_Working data_
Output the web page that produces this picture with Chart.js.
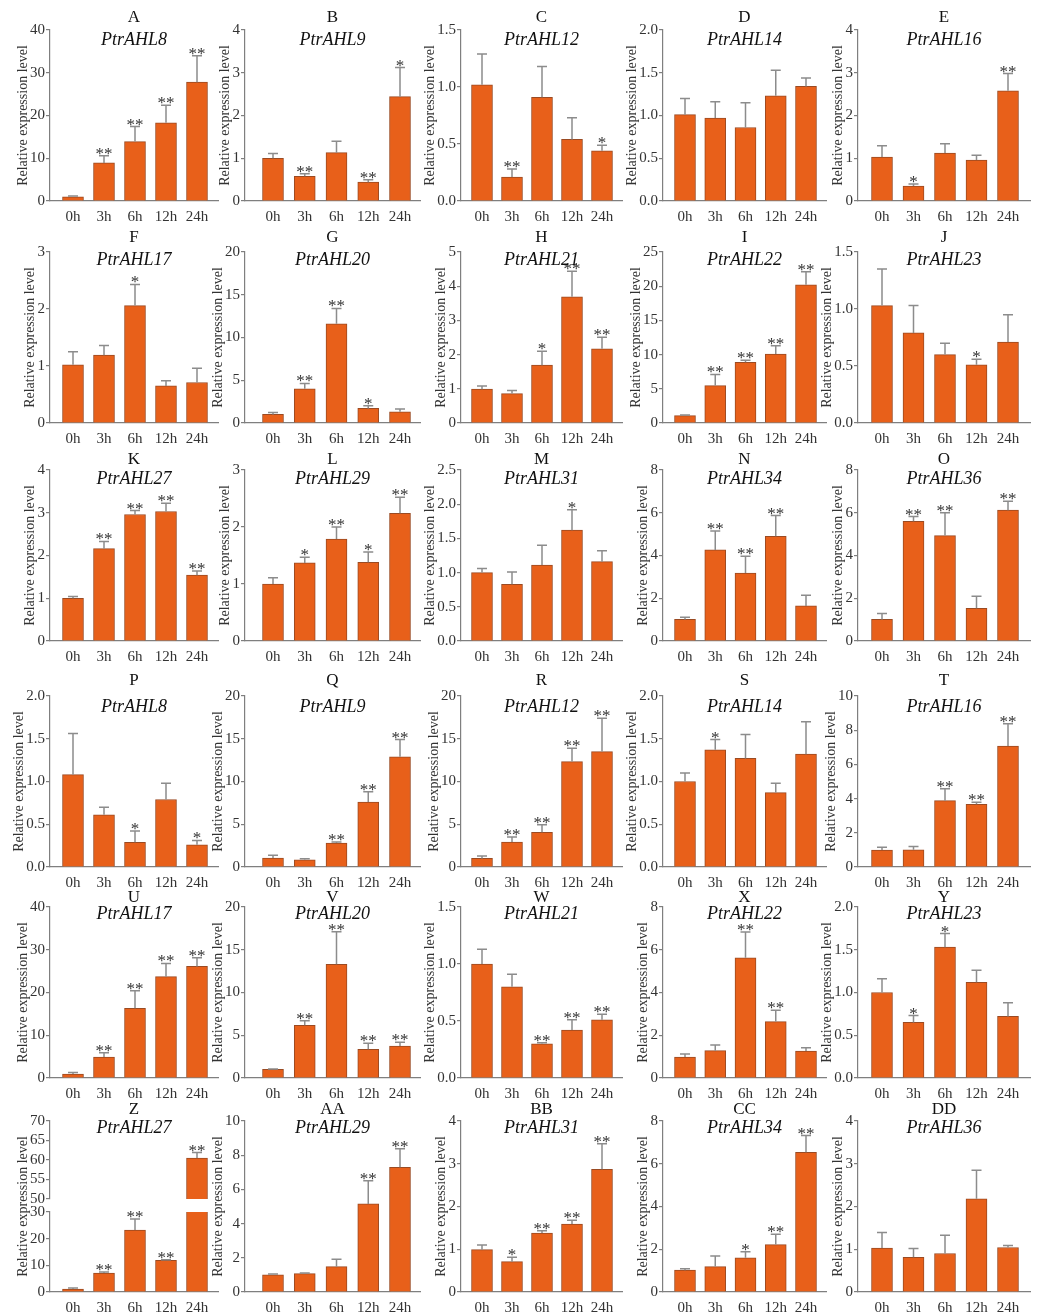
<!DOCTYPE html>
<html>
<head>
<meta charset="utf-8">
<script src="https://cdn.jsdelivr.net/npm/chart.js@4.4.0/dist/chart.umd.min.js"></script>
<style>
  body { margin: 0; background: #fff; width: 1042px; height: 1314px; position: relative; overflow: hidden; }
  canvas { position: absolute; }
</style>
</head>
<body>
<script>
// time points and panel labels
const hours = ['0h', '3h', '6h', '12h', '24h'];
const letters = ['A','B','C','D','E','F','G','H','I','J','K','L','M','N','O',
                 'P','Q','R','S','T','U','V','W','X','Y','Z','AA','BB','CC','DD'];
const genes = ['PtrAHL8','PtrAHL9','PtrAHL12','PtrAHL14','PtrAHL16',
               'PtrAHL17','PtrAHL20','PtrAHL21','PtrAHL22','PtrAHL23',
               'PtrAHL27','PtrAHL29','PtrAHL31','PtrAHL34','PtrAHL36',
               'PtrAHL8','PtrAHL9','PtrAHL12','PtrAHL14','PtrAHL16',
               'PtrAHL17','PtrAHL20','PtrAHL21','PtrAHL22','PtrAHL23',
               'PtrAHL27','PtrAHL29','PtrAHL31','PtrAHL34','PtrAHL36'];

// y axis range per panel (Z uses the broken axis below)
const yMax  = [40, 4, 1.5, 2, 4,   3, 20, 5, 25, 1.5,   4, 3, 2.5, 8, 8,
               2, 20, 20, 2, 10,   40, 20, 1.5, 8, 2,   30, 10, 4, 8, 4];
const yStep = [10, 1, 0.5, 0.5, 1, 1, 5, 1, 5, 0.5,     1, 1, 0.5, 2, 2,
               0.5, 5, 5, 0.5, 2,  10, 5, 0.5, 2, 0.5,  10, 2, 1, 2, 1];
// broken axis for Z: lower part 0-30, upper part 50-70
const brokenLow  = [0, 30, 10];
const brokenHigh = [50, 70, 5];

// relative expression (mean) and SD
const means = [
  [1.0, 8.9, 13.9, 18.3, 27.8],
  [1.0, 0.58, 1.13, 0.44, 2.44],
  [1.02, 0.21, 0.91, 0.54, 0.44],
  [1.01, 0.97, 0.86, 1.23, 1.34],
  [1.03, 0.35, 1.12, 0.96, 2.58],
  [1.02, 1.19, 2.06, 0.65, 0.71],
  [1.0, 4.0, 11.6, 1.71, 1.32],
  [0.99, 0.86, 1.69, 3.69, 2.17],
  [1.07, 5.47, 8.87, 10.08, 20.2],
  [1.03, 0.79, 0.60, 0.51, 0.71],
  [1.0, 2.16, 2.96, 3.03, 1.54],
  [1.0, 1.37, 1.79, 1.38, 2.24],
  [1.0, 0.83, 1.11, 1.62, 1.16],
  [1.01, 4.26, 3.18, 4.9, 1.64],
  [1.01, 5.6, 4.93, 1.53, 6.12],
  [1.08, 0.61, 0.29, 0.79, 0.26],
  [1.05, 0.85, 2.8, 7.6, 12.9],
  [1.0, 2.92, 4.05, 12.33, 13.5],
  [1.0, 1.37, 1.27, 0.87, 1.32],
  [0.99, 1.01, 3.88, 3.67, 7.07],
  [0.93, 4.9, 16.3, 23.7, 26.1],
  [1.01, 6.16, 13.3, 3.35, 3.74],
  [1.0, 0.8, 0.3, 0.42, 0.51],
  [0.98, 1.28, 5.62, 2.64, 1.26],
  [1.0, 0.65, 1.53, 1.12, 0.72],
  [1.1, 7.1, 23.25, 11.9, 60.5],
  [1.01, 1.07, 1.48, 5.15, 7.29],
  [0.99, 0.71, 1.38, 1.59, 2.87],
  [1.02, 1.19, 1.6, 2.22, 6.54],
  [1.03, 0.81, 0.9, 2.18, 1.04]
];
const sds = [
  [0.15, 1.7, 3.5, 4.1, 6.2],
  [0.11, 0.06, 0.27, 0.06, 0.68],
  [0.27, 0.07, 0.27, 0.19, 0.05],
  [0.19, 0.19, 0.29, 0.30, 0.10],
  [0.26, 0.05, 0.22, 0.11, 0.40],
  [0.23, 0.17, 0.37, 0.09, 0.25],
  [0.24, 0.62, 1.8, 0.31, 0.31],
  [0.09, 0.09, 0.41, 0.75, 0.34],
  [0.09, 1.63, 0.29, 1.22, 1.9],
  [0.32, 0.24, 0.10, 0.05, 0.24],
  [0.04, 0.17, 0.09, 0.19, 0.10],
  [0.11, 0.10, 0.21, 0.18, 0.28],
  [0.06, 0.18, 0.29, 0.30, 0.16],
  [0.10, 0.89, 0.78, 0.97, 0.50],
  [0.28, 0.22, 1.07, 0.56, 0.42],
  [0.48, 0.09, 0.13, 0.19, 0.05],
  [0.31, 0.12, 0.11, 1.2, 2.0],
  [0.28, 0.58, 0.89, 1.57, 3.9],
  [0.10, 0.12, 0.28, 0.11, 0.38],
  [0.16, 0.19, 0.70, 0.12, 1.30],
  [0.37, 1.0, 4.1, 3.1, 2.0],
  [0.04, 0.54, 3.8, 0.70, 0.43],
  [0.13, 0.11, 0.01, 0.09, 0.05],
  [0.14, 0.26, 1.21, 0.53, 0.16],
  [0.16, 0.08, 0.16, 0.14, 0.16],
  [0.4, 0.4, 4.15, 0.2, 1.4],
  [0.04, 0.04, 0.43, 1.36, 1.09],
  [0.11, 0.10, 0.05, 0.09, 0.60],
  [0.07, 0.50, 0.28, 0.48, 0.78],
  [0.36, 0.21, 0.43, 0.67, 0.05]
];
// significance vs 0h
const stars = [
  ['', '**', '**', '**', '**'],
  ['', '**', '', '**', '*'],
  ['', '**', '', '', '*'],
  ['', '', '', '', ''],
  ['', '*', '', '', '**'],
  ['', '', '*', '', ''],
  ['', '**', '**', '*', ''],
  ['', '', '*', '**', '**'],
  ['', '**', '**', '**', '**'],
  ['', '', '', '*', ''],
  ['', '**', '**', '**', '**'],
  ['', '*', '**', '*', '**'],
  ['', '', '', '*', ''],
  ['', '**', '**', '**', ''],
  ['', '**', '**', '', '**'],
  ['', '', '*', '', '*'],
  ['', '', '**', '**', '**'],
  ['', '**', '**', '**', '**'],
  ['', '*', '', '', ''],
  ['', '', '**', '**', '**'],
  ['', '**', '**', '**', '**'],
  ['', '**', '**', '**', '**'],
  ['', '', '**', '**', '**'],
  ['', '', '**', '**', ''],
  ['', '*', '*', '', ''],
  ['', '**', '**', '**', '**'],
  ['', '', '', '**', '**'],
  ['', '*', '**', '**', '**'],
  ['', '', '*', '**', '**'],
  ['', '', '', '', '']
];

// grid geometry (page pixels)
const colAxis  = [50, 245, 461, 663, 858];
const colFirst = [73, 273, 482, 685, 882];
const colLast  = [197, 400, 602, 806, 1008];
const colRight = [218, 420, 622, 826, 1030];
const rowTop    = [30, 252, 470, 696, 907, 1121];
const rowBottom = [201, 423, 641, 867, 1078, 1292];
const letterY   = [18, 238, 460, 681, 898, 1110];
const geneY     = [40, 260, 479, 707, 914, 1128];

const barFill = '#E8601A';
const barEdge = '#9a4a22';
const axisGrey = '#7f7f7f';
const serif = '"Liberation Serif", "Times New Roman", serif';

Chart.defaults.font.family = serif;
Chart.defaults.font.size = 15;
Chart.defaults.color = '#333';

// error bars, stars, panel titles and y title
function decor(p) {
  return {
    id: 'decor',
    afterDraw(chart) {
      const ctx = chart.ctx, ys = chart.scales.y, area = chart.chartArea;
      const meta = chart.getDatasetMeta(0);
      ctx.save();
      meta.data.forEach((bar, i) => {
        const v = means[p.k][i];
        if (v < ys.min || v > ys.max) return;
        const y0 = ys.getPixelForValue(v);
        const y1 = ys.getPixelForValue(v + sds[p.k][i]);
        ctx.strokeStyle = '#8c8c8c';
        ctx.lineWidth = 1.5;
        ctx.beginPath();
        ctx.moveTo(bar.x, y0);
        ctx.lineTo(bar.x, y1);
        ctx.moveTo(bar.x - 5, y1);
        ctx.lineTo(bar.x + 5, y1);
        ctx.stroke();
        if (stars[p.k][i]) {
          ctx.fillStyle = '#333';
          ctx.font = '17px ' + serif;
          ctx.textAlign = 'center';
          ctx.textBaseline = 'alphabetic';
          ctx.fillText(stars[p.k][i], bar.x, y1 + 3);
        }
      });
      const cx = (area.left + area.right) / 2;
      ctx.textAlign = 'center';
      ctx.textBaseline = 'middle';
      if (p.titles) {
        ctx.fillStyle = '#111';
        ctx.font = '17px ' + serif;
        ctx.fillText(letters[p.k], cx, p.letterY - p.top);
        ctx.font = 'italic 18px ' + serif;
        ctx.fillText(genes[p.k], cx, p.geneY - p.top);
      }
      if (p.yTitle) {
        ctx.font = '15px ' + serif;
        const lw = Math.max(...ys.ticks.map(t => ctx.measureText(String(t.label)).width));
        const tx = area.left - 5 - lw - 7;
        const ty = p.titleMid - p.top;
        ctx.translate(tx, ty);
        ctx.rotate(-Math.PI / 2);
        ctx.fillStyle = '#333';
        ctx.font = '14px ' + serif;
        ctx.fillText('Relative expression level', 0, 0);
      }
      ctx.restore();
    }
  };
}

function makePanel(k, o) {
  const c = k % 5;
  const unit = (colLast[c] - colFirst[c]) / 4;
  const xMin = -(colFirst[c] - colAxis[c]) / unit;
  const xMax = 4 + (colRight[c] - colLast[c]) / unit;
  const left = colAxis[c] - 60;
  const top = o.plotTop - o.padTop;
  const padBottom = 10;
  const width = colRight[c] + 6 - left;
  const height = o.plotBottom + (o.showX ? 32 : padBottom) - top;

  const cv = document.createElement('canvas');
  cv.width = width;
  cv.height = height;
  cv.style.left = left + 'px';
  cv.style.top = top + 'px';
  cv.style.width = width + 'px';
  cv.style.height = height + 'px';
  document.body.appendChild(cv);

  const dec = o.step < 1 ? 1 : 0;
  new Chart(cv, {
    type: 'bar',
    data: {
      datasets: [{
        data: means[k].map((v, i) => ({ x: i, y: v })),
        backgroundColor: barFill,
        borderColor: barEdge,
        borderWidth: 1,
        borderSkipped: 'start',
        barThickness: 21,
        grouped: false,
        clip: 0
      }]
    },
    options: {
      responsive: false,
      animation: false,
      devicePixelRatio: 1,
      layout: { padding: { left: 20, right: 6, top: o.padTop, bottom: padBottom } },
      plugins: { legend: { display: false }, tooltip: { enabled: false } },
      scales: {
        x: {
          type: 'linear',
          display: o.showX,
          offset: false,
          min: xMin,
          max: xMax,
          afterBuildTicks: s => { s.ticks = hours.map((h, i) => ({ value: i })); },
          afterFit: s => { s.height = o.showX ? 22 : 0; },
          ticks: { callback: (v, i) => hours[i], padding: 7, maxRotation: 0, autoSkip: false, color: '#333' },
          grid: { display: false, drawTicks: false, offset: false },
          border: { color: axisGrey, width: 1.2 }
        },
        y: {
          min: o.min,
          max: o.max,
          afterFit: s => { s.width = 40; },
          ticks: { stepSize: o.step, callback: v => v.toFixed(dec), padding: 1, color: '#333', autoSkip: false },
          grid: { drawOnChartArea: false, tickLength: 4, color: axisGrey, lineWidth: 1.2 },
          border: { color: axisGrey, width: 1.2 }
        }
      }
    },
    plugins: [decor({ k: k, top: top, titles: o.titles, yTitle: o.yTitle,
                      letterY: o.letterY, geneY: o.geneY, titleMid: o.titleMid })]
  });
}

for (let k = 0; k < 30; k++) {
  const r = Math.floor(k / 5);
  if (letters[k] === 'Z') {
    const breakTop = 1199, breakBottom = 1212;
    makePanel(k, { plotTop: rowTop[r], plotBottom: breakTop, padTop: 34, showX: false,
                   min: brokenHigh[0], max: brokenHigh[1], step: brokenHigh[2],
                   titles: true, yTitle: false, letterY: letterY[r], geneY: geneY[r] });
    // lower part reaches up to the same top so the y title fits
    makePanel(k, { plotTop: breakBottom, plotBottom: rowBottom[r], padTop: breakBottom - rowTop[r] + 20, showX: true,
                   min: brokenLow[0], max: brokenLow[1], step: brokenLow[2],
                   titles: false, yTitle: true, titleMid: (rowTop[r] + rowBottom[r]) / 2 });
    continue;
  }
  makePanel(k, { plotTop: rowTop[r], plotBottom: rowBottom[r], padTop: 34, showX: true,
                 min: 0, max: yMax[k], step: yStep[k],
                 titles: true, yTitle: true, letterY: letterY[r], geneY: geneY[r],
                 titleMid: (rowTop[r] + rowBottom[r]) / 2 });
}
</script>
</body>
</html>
---
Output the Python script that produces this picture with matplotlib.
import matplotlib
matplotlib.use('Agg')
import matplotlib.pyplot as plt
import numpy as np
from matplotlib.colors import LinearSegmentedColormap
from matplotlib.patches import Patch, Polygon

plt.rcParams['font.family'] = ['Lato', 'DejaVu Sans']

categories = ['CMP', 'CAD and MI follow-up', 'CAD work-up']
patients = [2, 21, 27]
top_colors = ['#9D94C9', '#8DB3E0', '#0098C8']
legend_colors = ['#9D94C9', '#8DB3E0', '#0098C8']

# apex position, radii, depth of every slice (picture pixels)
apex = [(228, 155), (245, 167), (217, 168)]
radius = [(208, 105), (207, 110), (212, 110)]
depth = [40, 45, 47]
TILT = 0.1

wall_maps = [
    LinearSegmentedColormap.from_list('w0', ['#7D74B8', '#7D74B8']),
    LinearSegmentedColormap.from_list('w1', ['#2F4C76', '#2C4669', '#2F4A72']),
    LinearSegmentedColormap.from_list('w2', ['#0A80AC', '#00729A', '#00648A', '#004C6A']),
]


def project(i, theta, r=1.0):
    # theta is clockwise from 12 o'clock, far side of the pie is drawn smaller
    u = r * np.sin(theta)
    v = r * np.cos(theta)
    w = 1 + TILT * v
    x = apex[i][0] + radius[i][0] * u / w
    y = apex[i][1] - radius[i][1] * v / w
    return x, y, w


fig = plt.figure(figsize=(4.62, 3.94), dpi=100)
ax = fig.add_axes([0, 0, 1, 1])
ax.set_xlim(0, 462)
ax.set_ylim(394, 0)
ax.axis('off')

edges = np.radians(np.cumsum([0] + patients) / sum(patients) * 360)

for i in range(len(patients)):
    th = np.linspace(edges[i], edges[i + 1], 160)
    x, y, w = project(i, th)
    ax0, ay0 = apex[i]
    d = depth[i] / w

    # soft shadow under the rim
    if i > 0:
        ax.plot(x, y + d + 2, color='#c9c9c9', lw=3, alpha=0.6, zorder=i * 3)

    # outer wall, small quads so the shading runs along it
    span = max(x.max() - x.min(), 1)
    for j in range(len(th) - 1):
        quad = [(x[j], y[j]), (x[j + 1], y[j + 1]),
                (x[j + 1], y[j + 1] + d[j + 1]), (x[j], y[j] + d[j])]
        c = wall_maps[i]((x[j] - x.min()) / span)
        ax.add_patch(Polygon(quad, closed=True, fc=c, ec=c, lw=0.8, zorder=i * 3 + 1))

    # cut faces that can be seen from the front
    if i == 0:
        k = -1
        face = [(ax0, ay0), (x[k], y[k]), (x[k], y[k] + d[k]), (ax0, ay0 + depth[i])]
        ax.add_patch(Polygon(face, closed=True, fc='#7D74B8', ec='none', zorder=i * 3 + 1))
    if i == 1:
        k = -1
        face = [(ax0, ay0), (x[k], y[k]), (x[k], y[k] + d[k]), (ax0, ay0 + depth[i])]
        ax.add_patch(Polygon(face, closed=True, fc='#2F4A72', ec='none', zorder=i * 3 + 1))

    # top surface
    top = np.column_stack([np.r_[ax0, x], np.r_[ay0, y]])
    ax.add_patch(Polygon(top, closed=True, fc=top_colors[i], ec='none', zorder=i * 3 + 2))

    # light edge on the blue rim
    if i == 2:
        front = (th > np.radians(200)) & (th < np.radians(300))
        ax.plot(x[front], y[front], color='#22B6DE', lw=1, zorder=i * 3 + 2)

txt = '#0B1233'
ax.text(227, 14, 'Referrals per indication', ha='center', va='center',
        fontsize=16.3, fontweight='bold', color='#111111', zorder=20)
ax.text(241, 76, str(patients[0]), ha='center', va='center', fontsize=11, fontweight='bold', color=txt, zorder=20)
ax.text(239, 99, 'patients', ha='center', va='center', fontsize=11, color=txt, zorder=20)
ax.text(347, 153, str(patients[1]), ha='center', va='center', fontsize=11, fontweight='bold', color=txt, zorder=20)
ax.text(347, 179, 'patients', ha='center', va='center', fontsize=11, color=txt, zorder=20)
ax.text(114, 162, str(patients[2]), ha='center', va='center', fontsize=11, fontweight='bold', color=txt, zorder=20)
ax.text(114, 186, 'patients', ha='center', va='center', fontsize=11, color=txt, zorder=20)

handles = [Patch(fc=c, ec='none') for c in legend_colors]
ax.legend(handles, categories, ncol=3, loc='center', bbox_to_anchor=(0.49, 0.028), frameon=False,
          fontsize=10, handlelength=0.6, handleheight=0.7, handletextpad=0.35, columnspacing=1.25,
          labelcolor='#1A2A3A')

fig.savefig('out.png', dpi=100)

_Exercise objective_
Transcribe each line of the data above, unaltered, from the one where "Output the Python" appears to the one where "plt.rcParams['font.family'] = ['Lato', 'DejaVu" appears, inclusive of both.

_Reply_
Output the Python script that produces this picture with matplotlib.
import matplotlib
matplotlib.use('Agg')
import matplotlib.pyplot as plt
import numpy as np
from matplotlib.colors import LinearSegmentedColormap
from matplotlib.patches import Patch, Polygon

plt.rcParams['font.family'] = ['Lato', 'DejaVu Sans']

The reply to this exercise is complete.